Flirting with the Birds and the Bees

(to be published in April-May 2013 edition of Sibyl magazine)

by Lilamayi

At the beginning of the year I fled the big city of Los Angeles and headed for the redwood mountains of Santa Cruz. I find myself still somewhere in the middle, halfway up the coast, house sitting for my mother... in a garden full of flowers and birds, surrounded by oak trees. It has been a strange kind of limbo between my past and my future... letting go of the addictive hyper-stimulation of city life. Like John Lennon’s song... “no longer riding on the merry go round, I just had to let it go.”
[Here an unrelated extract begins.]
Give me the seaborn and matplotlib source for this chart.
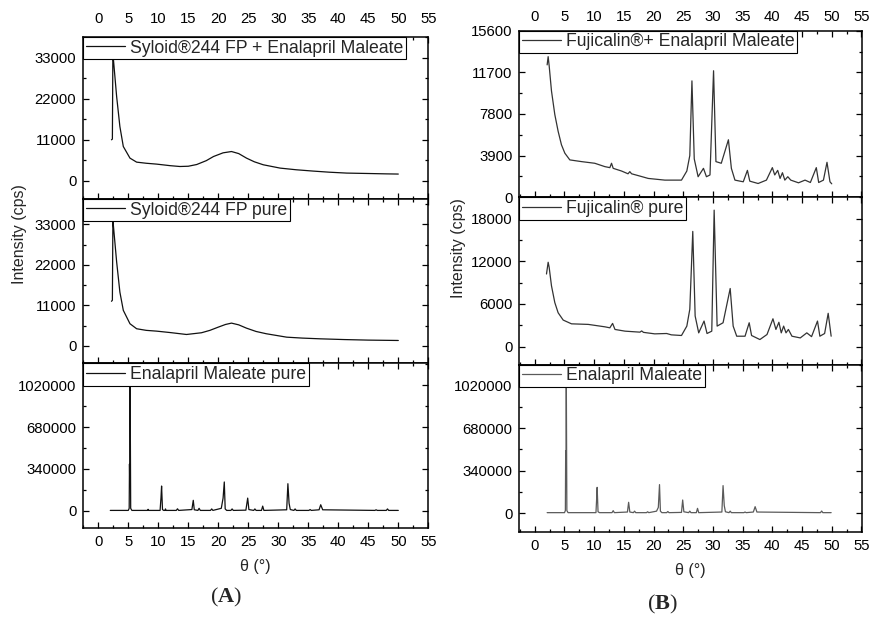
import numpy as np
import pandas as pd
import seaborn as sns
import matplotlib.pyplot as plt
from matplotlib.ticker import MultipleLocator, StrMethodFormatter

#############################################
# XRD patterns (2theta, cps)
#############################################
# (A) Syloid 244 FP + Enalapril Maleate
syl_em_theta = [2.2, 2.35, 2.45, 2.5, 3.06, 3.6, 4.17, 5.28, 6.39, 8.0, 9.72, 12.0, 13.6, 15.0,
                16.4, 18.0, 19.2, 20.8, 22.2, 23.4, 24.7, 26.0, 27.5, 30.3, 33.0, 35.8, 38.5,
                41.4, 45.0, 48.0, 50.0]
syl_em_int = [11000, 11200, 40000, 33000, 22600, 14560, 9200, 6080, 5000, 4700, 4470, 4050, 3830,
              3900, 4360, 5400, 6510, 7500, 7850, 7300, 6080, 5100, 4290, 3400, 2950, 2600, 2300,
              2060, 1950, 1850, 1800]

# (A) Syloid 244 FP pure
syl_theta = [2.2, 2.35, 2.45, 2.5, 3.06, 3.6, 4.17, 5.28, 6.39, 8.0, 9.72, 12.0, 14.7, 17.2, 18.6,
             20.0, 21.2, 22.2, 23.4, 24.7, 26.3, 28.0, 31.4, 34.0, 37.0, 41.0, 45.0, 50.0]
syl_int = [12100, 12400, 38000, 33000, 22800, 14600, 9640, 6000, 4640, 4200, 3990, 3600, 3080, 3550,
           4200, 5080, 5800, 6170, 5700, 4800, 3900, 3280, 2350, 2100, 1900, 1700, 1550, 1450]

# (A) Enalapril Maleate pure
em_a_theta = [2.0, 5.0, 5.15, 5.2, 5.25, 5.3, 5.4, 5.6, 8.2, 8.3, 8.4, 10.3, 10.45, 10.55, 10.7, 10.9,
              11.1, 11.2, 11.3, 13.0, 13.2, 13.4, 15.6, 15.83, 16.0, 16.6, 16.8, 17.0, 18.7, 18.9,
              19.1, 20.5, 20.8, 21.0, 21.15, 21.4, 22.1, 22.3, 22.5, 24.6, 24.9, 25.1, 25.9, 26.1,
              26.3, 27.2, 27.4, 27.6, 31.4, 31.6, 31.8, 32.0, 32.6, 32.8, 33.0, 35.1, 35.3, 35.5,
              36.8, 37.07, 37.4, 46.1, 46.3, 46.5, 48.0, 48.2, 48.4, 50.0]
em_a_int = [3000, 3000, 20000, 380000, 200000, 1100000, 20000, 3000, 3000, 12000, 3000, 3000, 106000,
            201000, 10000, 3000, 3000, 15000, 3000, 3000, 16000, 3000, 10000, 85000, 8000, 3000,
            20000, 3000, 3000, 15000, 3000, 20000, 103000, 234000, 15000, 3000, 3000, 15000, 3000,
            5000, 103000, 10000, 3000, 15000, 3000, 3000, 38000, 3000, 8000, 220000, 60000, 10000,
            3000, 15000, 3000, 3000, 10000, 3000, 8000, 49000, 8000, 3000, 8000, 3000, 3000, 15000,
            3000, 3000]

# (B) Fujicalin + Enalapril Maleate
fuj_em_theta = [2.08, 2.25, 2.42, 2.81, 3.37, 3.93, 4.49, 5.06, 5.9, 7.87, 10.1, 11.8, 12.64, 12.92,
                13.2, 14.6, 15.7, 16.0, 16.3, 17.7, 19.1, 21.9, 24.7, 25.6, 26.1, 26.46, 26.85,
                27.5, 28.4, 28.9, 29.5, 30.1, 30.5, 31.4, 32.6, 33.1, 33.7, 35.1, 35.8, 36.2, 37.6,
                39.0, 40.0, 40.4, 40.9, 41.3, 41.7, 42.1, 42.6, 43.1, 44.4, 45.5, 46.4, 47.4, 47.8,
                48.6, 49.2, 49.7, 50.0]
fuj_em_int = [12400, 13170, 12320, 9960, 7750, 6180, 4915, 4130, 3500, 3340, 3185, 2870, 2775, 3185,
              2710, 2460, 2200, 2400, 2200, 1985, 1765, 1607, 1607, 2460, 3910, 10900, 3590, 1925,
              2710, 1925, 2090, 11850, 3340, 3185, 5385, 2710, 1607, 1450, 2520, 1510, 1290, 1607,
              2775, 2090, 2520, 1765, 2300, 1607, 1925, 1607, 1355, 1607, 1385, 2775, 1385, 1607,
              3275, 1450, 1260]

# (B) Fujicalin pure
fuj_theta = [1.97, 2.25, 2.42, 2.81, 3.37, 3.93, 4.78, 6.18, 9.0, 11.8, 12.64, 13.1, 13.5, 15.2, 17.7,
             18.0, 18.3, 20.2, 22.2, 23.0, 24.7, 25.6, 26.1, 26.6, 27.0, 27.6, 28.5, 29.0, 29.8,
             30.2, 30.7, 31.7, 32.9, 33.4, 34.0, 35.4, 36.1, 36.5, 37.9, 39.1, 40.1, 40.6, 41.1,
             41.5, 41.9, 42.3, 42.7, 43.3, 44.7, 45.8, 46.6, 47.6, 48.0, 48.8, 49.4, 49.9]
fuj_int = [10210, 11860, 11150, 8550, 6190, 4760, 3730, 3200, 3120, 2780, 2640, 3260, 2410, 2170, 2030,
           2200, 2000, 1790, 1840, 1650, 1560, 2880, 5250, 16200, 4300, 1930, 3590, 1840, 2170,
           19190, 2880, 3350, 8170, 2880, 1460, 1460, 3350, 1560, 990, 1700, 3910, 2410, 3420,
           1930, 2880, 1930, 2410, 1460, 1220, 1930, 1400, 3590, 1460, 1840, 4680, 1460]

# (B) Enalapril Maleate
em_b_theta = [2.08, 5.0, 5.15, 5.2, 5.25, 5.3, 5.4, 5.6, 10.3, 10.4, 10.5, 10.65, 10.9, 13.0, 13.2,
              13.4, 15.6, 15.8, 16.0, 16.6, 16.8, 17.0, 18.8, 19.0, 19.2, 20.5, 20.8, 21.0, 21.15,
              21.4, 22.2, 22.4, 22.6, 24.7, 24.9, 25.1, 25.9, 26.1, 26.3, 27.2, 27.4, 27.6, 31.5,
              31.7, 31.9, 32.1, 32.7, 32.9, 33.1, 35.2, 35.4, 35.6, 36.8, 37.1, 37.4, 48.1, 48.3,
              48.5, 49.9]
em_b_int = [3000, 3000, 20000, 501000, 250000, 1150000, 20000, 3000, 3000, 100000, 206000, 10000, 3000,
            3000, 19000, 3000, 8000, 86000, 8000, 3000, 15000, 3000, 3000, 10000, 3000, 15000, 45000,
            228000, 15000, 3000, 3000, 12000, 3000, 5000, 104500, 10000, 3000, 15000, 3000, 3000,
            37500, 3000, 8000, 220000, 60000, 10000, 3000, 15000, 3000, 3000, 8000, 3000, 8000,
            51000, 8000, 3000, 16000, 3000, 3000]

labels_a = ['Syloid®244 FP + Enalapril Maleate', 'Syloid®244 FP pure', 'Enalapril Maleate pure']
labels_b = ['Fujicalin®+ Enalapril Maleate', 'Fujicalin® pure', 'Enalapril Maleate']

#############################################
# style
#############################################
sns.set_style('ticks')
plt.rcParams['font.family'] = ['Liberation Sans', 'DejaVu Sans']
plt.rcParams['mathtext.fontset'] = 'custom'
plt.rcParams['mathtext.bf'] = 'Liberation Serif:bold'
plt.rcParams['mathtext.rm'] = 'Liberation Serif'

fig = plt.figure(figsize=(8.73, 6.19), dpi=100)

# rects in figure fractions
rects_a = [[0.0954, 0.6785, 0.3952, 0.2617],
           [0.0954, 0.4128, 0.3952, 0.2657],
           [0.0954, 0.1470, 0.3952, 0.2658]]
rects_b = [[0.5949, 0.6813, 0.3922, 0.2691],
           [0.5949, 0.4108, 0.3922, 0.2705],
           [0.5949, 0.1410, 0.3922, 0.2698]]

series_a = [(syl_em_theta, syl_em_int), (syl_theta, syl_int), (em_a_theta, em_a_int)]
series_b = [(fuj_em_theta, fuj_em_int), (fuj_theta, fuj_int), (em_b_theta, em_b_int)]

ylims_a = [(-4900, 38600), (-4800, 39900), (-140000, 1197000)]
ylims_b = [(0, 15600), (-2550, 21000), (-150000, 1190000)]
ymajor_a = [11000, 11000, 340000]
ymajor_b = [3900, 6000, 340000]

colors_a = ['#111111', '#111111', '#111111']
colors_b = ['#333333', '#333333', '#5a5a5a']


def draw_panel(rects, series, labels, ylims, ymajor, colors, xlim, toppad):
    axes = []
    for i in range(3):
        ax = fig.add_axes(rects[i])
        x, y = series[i]
        df = pd.DataFrame({'theta': x, 'cps': y})
        sns.lineplot(data=df, x='theta', y='cps', ax=ax, color=colors[i], lw=0.9,
                     estimator=None, sort=False, label=labels[i])
        ax.set_xlim(*xlim)
        ax.set_ylim(*ylims[i])
        ax.set_xlabel('')
        ax.set_ylabel('')
        ax.xaxis.set_major_locator(MultipleLocator(5))
        ax.xaxis.set_minor_locator(MultipleLocator(2.5))
        ax.yaxis.set_major_locator(MultipleLocator(ymajor[i]))
        ax.yaxis.set_minor_locator(MultipleLocator(ymajor[i] / 2))
        ax.yaxis.set_major_formatter(StrMethodFormatter('{x:.0f}'))
        ax.tick_params(which='both', direction='in', top=True, right=True, width=0.9,
                       labelsize=10.7, colors='black')
        ax.tick_params(which='major', length=4.5, pad=5)
        ax.tick_params(which='minor', length=2.5)
        ax.tick_params(axis='x', labelbottom=(i == 2), labeltop=(i == 0))
        if i == 0:
            ax.tick_params(axis='x', pad=toppad)
        for s in ax.spines.values():
            s.set_linewidth(1.1)
            s.set_color('black')
        leg = ax.legend(loc='upper left', borderaxespad=0, fancybox=False, framealpha=1,
                        edgecolor='black', fontsize=12.7, handlelength=2.2, handletextpad=0.3,
                        borderpad=0.15, labelspacing=0)
        leg.get_frame().set_linewidth(0.8)
        axes.append(ax)
    return axes


draw_panel(rects_a, series_a, labels_a, ylims_a, ymajor_a, colors_a, (-2.5, 55), 8)
draw_panel(rects_b, series_b, labels_b, ylims_b, ymajor_b, colors_b, (-2.6, 55.05), 5)

# axis labels
fig.text(20 / 873, 1 - 234 / 619, 'Intensity (cps)', rotation=90, ha='center', va='center', fontsize=11.5)
fig.text(459 / 873, 1 - 248 / 619, 'Intensity (cps)', rotation=90, ha='center', va='center', fontsize=11.5)
fig.text(255 / 873, 1 - 567 / 619, 'θ (°)', ha='center', va='center', fontsize=11.5)
fig.text(690 / 873, 1 - 570 / 619, 'θ (°)', ha='center', va='center', fontsize=11.5)

# panel letters
fig.text(226 / 873, 1 - 597 / 619, r'($\mathbf{A}$)', ha='center', va='center', fontsize=16,
         family='Liberation Serif')
fig.text(662 / 873, 1 - 604 / 619, r'($\mathbf{B}$)', ha='center', va='center', fontsize=16,
         family='Liberation Serif')

plt.savefig('out.png', dpi=100)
Being here in the quiet of nature has been teaching me about the nature of listening. Most people think that listening is about listening to someone’s words while they are speaking to us. That is the polite thing to do and helps us feel like we’re relating with others. But real listening is not a one way process. It is not as if there is a message outside of us that gets dropped into a mailbox through our ears, and we simply read the data. Real listening involves noticing how we feel when we receive information from the world outside. Everything that comes in has a frequency, which may or may not correspond to the words in the message. When we are rushing around trying to make ends meet, we rarely stop to notice how those frequencies harmonize or dis-harmonize with our own. 

We each have our own radio station that we tune into, which is how we receive the essence of who we are and transmit that to the world we live in. Are we spending our lives denying that source, instead turning to television and Facebook and social acquaintances in order to establish a way to respond to the world?

So what does flirting have to do with listening? Because I like to take things that seem serene and potentially “serious” and give them a twist. Life is more fun like that. And because flirting often has a negative connotation that alludes to seduction or manipulation with a sexual aim. That’s one side of the coin. What about natural, soulful flirtation that just happens when two creatures find harmony with each other? I believe that flowers flirt with bees and that the most artful baker flirts with his bread, and that’s why it’s so good. 

Flirting for manipulative purposes gets us something we momentarily desire by faking who we are. It doesn’t honor the truth of the other. If we learn to listen to the world around us, flirting becomes a harmony that surges from the depth of our soul, in full respect and response to what truly inspires us.

Yes, we can learn something from the birds and the bees.